It's the Olympics of model soaring. For RC glider fanatics it's like the Super Bowl and World Series combined. This is the Big One.

The 1987 World Championships were held the last week in July at the Achmer Gliderport near Osnabrück in northern West Germany. Sixty-nine contestants representing 24 countries participated. They flew three-man teams except New Zealand (two fliers) and Canada (represented by Udo Rumpf alone).

Event summary

The weather played a big part in the flying — and it was abysmal. It was rainy, cloudy, and cold the whole week. Flying continued in the rain and was stopped only when the rain or low clouds obscured the sailplanes from view. The sun was out no more than perhaps five percent of the time. Weather delays forced organizers to have longer flying days than scheduled — sometimes from 8 a.m. until after 9 p.m. On a couple of days the best air was after 7 p.m.

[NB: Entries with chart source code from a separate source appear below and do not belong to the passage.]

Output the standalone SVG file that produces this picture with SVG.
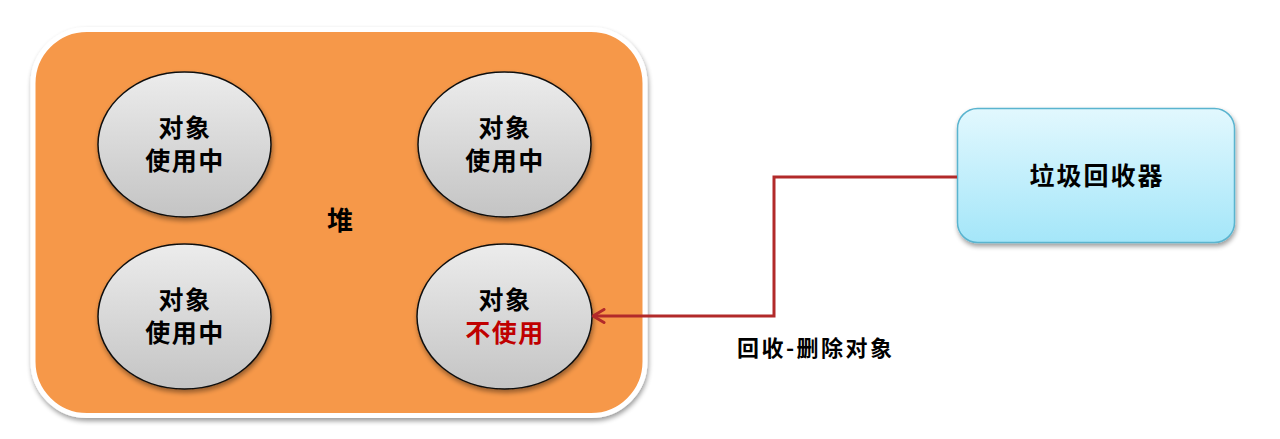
<svg xmlns="http://www.w3.org/2000/svg" width="1280" height="439" viewBox="0 0 1280 439">
<defs>
<linearGradient id="gEll" x1="0" y1="0" x2="0" y2="1">
<stop offset="0" stop-color="#ececec"/>
<stop offset="1" stop-color="#c4c4c4"/>
</linearGradient>
<linearGradient id="gGc" x1="0" y1="0" x2="0" y2="1">
<stop offset="0" stop-color="#e2f8fe"/>
<stop offset="1" stop-color="#a4e6f9"/>
</linearGradient>
<filter id="sh" x="-10%" y="-10%" width="130%" height="130%">
<feGaussianBlur in="SourceAlpha" stdDeviation="2.5"/>
<feOffset dx="1" dy="3" result="b"/>
<feComponentTransfer><feFuncA type="linear" slope="0.4"/></feComponentTransfer>
<feMerge><feMergeNode/><feMergeNode in="SourceGraphic"/></feMerge>
</filter>
<marker id="arr" viewBox="0 0 14 16" refX="12.5" refY="8" markerWidth="14" markerHeight="16" markerUnits="userSpaceOnUse" orient="auto">
<path d="M1.5,1.5 L12.5,8 L1.5,14.5" fill="none" stroke="#b22a2a" stroke-width="3" stroke-linecap="round" stroke-linejoin="round"/>
</marker>
<style>
.t{font-family:"Noto Sans CJK SC","Liberation Sans",sans-serif;font-weight:bold;text-anchor:middle;fill:#000}
.o{font-size:25px;letter-spacing:1.5px}
.ell{fill:url(#gEll);stroke:#111;stroke-width:1.5}
.red{fill:#c00000}
</style>
</defs>
<rect width="1280" height="439" fill="#fff"/>
<g id="heap">
<rect x="33" y="29.5" width="612" height="386" rx="54" fill="#f69849" stroke="#fff" stroke-width="5" filter="url(#sh)"/>
<text class="t" x="340" y="230" font-size="26">堆</text>
</g>
<g id="obj1">
<ellipse class="ell" cx="184.5" cy="144.5" rx="86.5" ry="72.5" filter="url(#sh)"/>
<text class="t o" x="185" y="137">对象</text>
<text class="t o" x="185" y="170">使用中</text>
</g>
<g id="obj2">
<ellipse class="ell" cx="504.5" cy="144.5" rx="86.5" ry="72.5" filter="url(#sh)"/>
<text class="t o" x="505" y="137">对象</text>
<text class="t o" x="505" y="170">使用中</text>
</g>
<g id="obj3">
<ellipse class="ell" cx="184.5" cy="316.5" rx="86.5" ry="72.5" filter="url(#sh)"/>
<text class="t o" x="185" y="309">对象</text>
<text class="t o" x="185" y="342">使用中</text>
</g>
<g id="obj4">
<ellipse class="ell" cx="504.5" cy="316.5" rx="87.5" ry="72.5" filter="url(#sh)"/>
<text class="t o" x="505" y="309">对象</text>
<text class="t o red" x="505" y="342">不使用</text>
</g>
<g id="gc">
<rect x="957.5" y="108.5" width="277" height="134" rx="20" fill="url(#gGc)" stroke="#5ab4cf" stroke-width="1.5" filter="url(#sh)"/>
<text class="t" x="1097" y="185" font-size="25" letter-spacing="2">垃圾回收器</text>
</g>
<g id="connectors">
<path d="M957,177 H774 V316 H593" fill="none" stroke="#b22a2a" stroke-width="3" marker-end="url(#arr)"/>
<text class="t" x="814.5" y="356" font-size="22" textLength="155" lengthAdjust="spacing">回收-删除对象</text>
</g>
</svg>
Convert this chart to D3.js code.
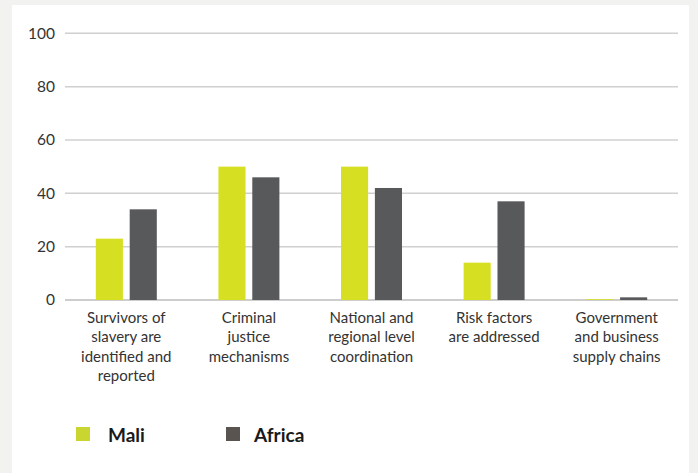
<!DOCTYPE html>
<html><head><meta charset="utf-8">
<script src="https://cdn.jsdelivr.net/npm/d3@7"></script>
<style>
html,body{margin:0;padding:0;background:#f2f2f0;}
svg{display:block;font-family:"Source Sans Pro","Lato","Open Sans",sans-serif;}
</style></head>
<body>
<svg id="chart" width="698" height="473"></svg>
<script>
const categories = [
  ["Survivors of","slavery are","identified and","reported"],
  ["Criminal","justice","mechanisms"],
  ["National and","regional level","coordination"],
  ["Risk factors","are addressed"],
  ["Government","and business","supply chains"]
];
const seriesNames = ["Mali","Africa"];
const maliValues = [23, 50, 50, 14, 0];
const africaValues = [34, 46, 42, 37, 1];
const yTicks = [0, 20, 40, 60, 80, 100];
const colors = {Mali:"#d7df23", Africa:"#58595b"};
const legendColors = {Mali:"#c9d62f", Africa:"#595450"};

(function(){
const svg = d3.select("#chart");
svg.append("rect").attr("x",12).attr("y",5).attr("width",677).attr("height",468).attr("fill","#ffffff");

const mLeft = 65, mRight = 678, mTop = 33.3, mBottom = 300;
const idx = categories.map((d,i)=>i);
const x = d3.scaleBand().domain(idx).range([mLeft,mRight]).paddingInner(0).paddingOuter(0);
const y = d3.scaleLinear().domain([0,100]).range([mBottom, mTop]);

// gridlines
svg.append("g").selectAll("line").data(yTicks).join("line")
  .attr("x1",mLeft).attr("x2",mRight)
  .attr("y1",d=>y(d)).attr("y2",d=>y(d))
  .attr("stroke",d=>d===0?"#bdbdbd":"#d0d0d0").attr("stroke-width",1.5);

// y axis labels
const yAxis = d3.axisLeft(y).tickValues(yTicks).tickSize(0).tickPadding(0);
const ga = svg.append("g").attr("transform",`translate(55,0)`).call(yAxis);
ga.select(".domain").remove();
ga.selectAll("text").attr("font-size",15.5).attr("fill","#333").attr("font-family",'"Source Sans Pro","Lato","Open Sans",sans-serif');

// bars
const x1 = d3.scaleBand().domain(seriesNames).range([-30.5,30.5]).paddingInner(0.2);
const data = idx.map(i=>({i, Mali:maliValues[i], Africa:africaValues[i]}));
const groups = svg.append("g").selectAll("g").data(data).join("g")
  .attr("transform",d=>`translate(${x(d.i)+x.bandwidth()/2},0)`);
groups.selectAll("rect").data(d=>seriesNames.map(s=>({s,v:d[s]}))).join("rect")
  .attr("x",d=>x1(d.s)).attr("width",x1.bandwidth())
  .attr("y",d=>Math.min(y(d.v), mBottom-0.8)).attr("height",d=>Math.max(mBottom-y(d.v),0.8))
  .attr("fill",d=>colors[d.s]);

// category labels
const lab = svg.append("g").selectAll("text").data(idx).join("text")
  .attr("x",i=>x(i)+x.bandwidth()/2).attr("y",323)
  .attr("text-anchor","middle").attr("font-size",15).attr("fill","#333");
lab.selectAll("tspan").data(i=>categories[i].map(t=>({t,i}))).join("tspan")
  .attr("x",d=>x(d.i)+x.bandwidth()/2).attr("dy",(d,k)=>k===0?0:19.4).text(d=>d.t);

// legend
const legX = [76, 226];
const leg = svg.append("g").selectAll("g").data(seriesNames).join("g")
  .attr("transform",(d,k)=>`translate(${legX[k]},427)`);
leg.append("rect").attr("width",14).attr("height",14).attr("fill",d=>legendColors[d]);
leg.append("text").attr("x",d=>d==="Mali"?32:28).attr("y",14.5).attr("font-size",19).attr("font-weight","bold")
  .attr("fill","#1a1a1a").text(d=>d);
})();
</script>
</body></html>
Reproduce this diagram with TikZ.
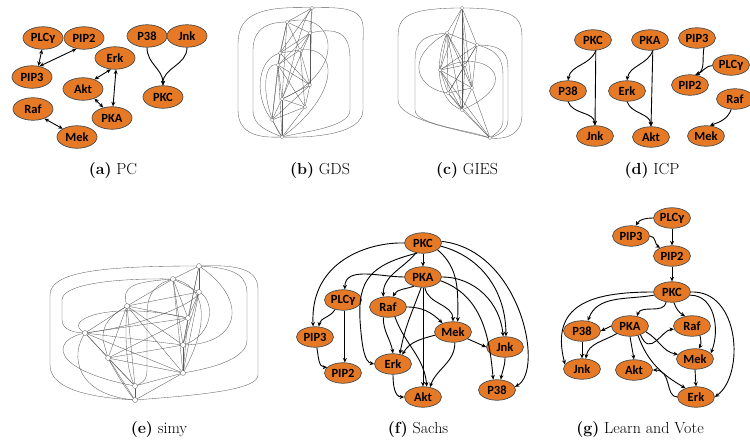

Seven rounds were originally scheduled, but a slow start and the weather limited competition to six rounds. This allowed one throw-out round; had only five rounds been flown there would have been no throw-out and the final placings would likely have been much different.

Competition format

The standard F3B schedule flown consists of:

  • Duration: six-minute precision duration with a maximum of 100 points for landing.
  • Speed: four-lap speed (two round trips) over a 150-meter course.
  • Distance: scored on the basis of laps flown in a four-minute period.

Duration and distance are flown man-on-man. The winner of a flight group is given 1,000 points and others receive a percentage of 1,000 according to their score divided by the winner's. A duration flight group consisted of eight fliers/planes; distance was flown four at a time. Winches were set up only a couple feet apart and planes were launched very close together, so pilots had to concentrate on flying cleanly and avoiding entanglements.

During speed tasks each plane had an audible signal indicating lap completion — different tones for each plane — while pilots received input from two spotters and the team manager tracked working time and total flight time. With people running and shouting in several languages, the event is something you have to experience to learn how to cope with.

Competition highlights and team performance

Notice the closeness of the scores: Steve Work finished 18th, just 4.5 percentage points behind winner Reinhard Liese. The U.S. team's total was only about 4.1% behind Austria. The U.S. team didn't finish as high as hoped — bad luck was a factor. Rich Spicer crashed during practice before the contest and Steve Lewis had radio trouble toward the end. Still, the U.S. team turned in a very creditable performance: pilots and support people were well prepared, well equipped, and well organized. What they lacked was hard-core F3B competition experience, which can only be gained by competing against the best.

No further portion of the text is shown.